方法1:
- 已知空间中两直线AB, CD,判断它们是否相交
问题的关键是求出这两条直线之间的最短距离,以及在这个距离上最接近两线的点坐标,判断该点是否在直线AB和直线CD上。
首先将直线方程化为对称式,分别得到两直线方向向量AB=(x1,y1,z1), CD=(x2,y2,z2),
再将两向量AB, CD叉乘得到其公垂向量N=(x,y,z),在AB, CD两直线上分别选取点E,F(任意),得到向量M,求向量M在向量N方向的投影即为两异面直线间的距离了(就是最短距离啦)。
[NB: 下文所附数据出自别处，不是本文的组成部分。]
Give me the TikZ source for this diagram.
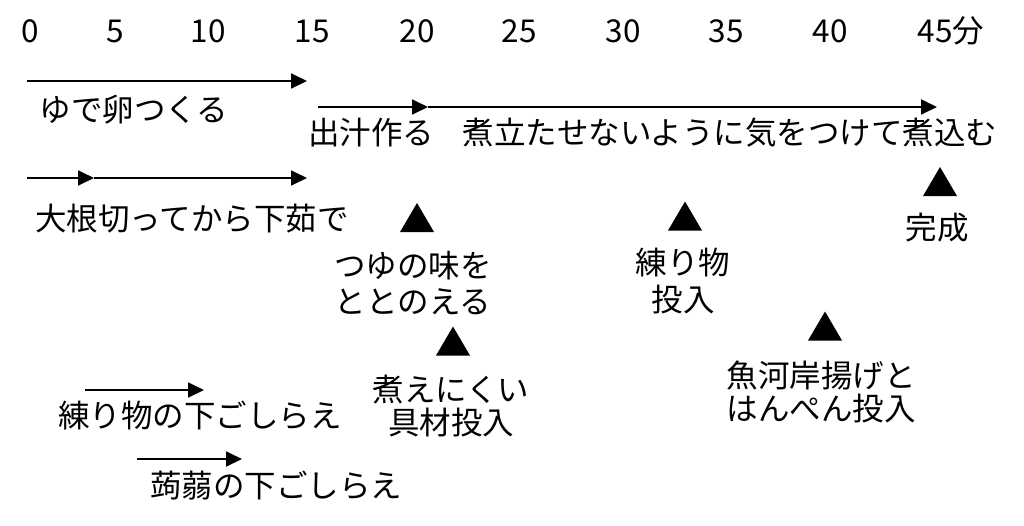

最短距离的求法:d=|向量N向量M|/|向量N|(上面是两向量的数量积,下面是取模)。*
设两直线与距离的交点分别为S,T,可带入公垂线N的对称式中得到第一个方程,又因为S,T两点分别满足直线AB和CD的方程,所以得到关于S(或T)的第二个方程,联立两个方程分别解出来即可!
方法2:
#include<iostream>
#include<cmath>
using namespace std;
struct Point
{
double x, y, z;
Point(double x = 0, double y = 0, double z = 0) : x(x), y(y), z(z) {}
};
typedef Point Vector;
Vector operator + (Vector a, Vector b)
{
return Vector(a.x + b.x, a.y + b.y, a.z + b.z);
};
Vector operator - (Vector a, Vector b)
{
return Vector(a.x - b.x, a.y - b.y, a.z - b.z);
};
Vector operator * (Vector a, double p)
{
return Vector(a.x * p, a.y * p, a.z * p);
}
Vector operator / (Vector a, double p)
{
return Vector(a.x / p, a.y / p, a.z / p);
}
double Dot(Vector a, Vector b)
{
return a.x * b.x + a.y * b.y + a.z * b.z;
}
double Length(Vector a)
{
return sqrt(Dot(a, a));
}
Vector Cross(Point a, Point b)
{
return Vector(a.y * b.z - a.z * b.y, a.z * b.x - a.x * b.z, a.x * b.y - a.y * b.x);
}
Point a1, b1, a2, b2;
int main()
{
int n;
scanf("%d", &n);
while(n--)
{
scanf("%lf%lf%lf", &a1.x, &a1.y, &a1.z);
scanf("%lf%lf%lf", &b1.x, &b1.y, &b1.z);
scanf("%lf%lf%lf", &a2.x, &a2.y, &a2.z);
scanf("%lf%lf%lf", &b2.x, &b2.y, &b2.z);
Vector v1 = (a1 - b1), v2 = (a2 - b2);
Vector N = Cross(v1, v2);
Vector ab = (a1 - a2);
double ans = Dot(N, ab) / Length(N);
Point p1 = a1, p2 = a2;
Vector d1 = b1 - a1, d2 = b2 - a2;
Point ans1, ans2;
double t1, t2;
t1 = Dot((Cross(p2 - p1, d2)), Cross(d1, d2));
t2 = Dot((Cross(p2 - p1, d1)), Cross(d1, d2));
double dd = Length((Cross(d1, d2)));
t1 /= dd * dd;
t2 /= dd * dd;
ans1 = (a1 + (b1 - a1) * t1);
ans2 = (a2 + (b2 - a2) * t2);
printf("%.6f\n", fabs(ans));
printf("%.6f %.6f %.6f ", ans1.x, ans1.y, ans1.z);
printf("%.6f %.6f %.6f\n", ans2.x, ans2.y, ans2.z);
}
return 0;
}
</br>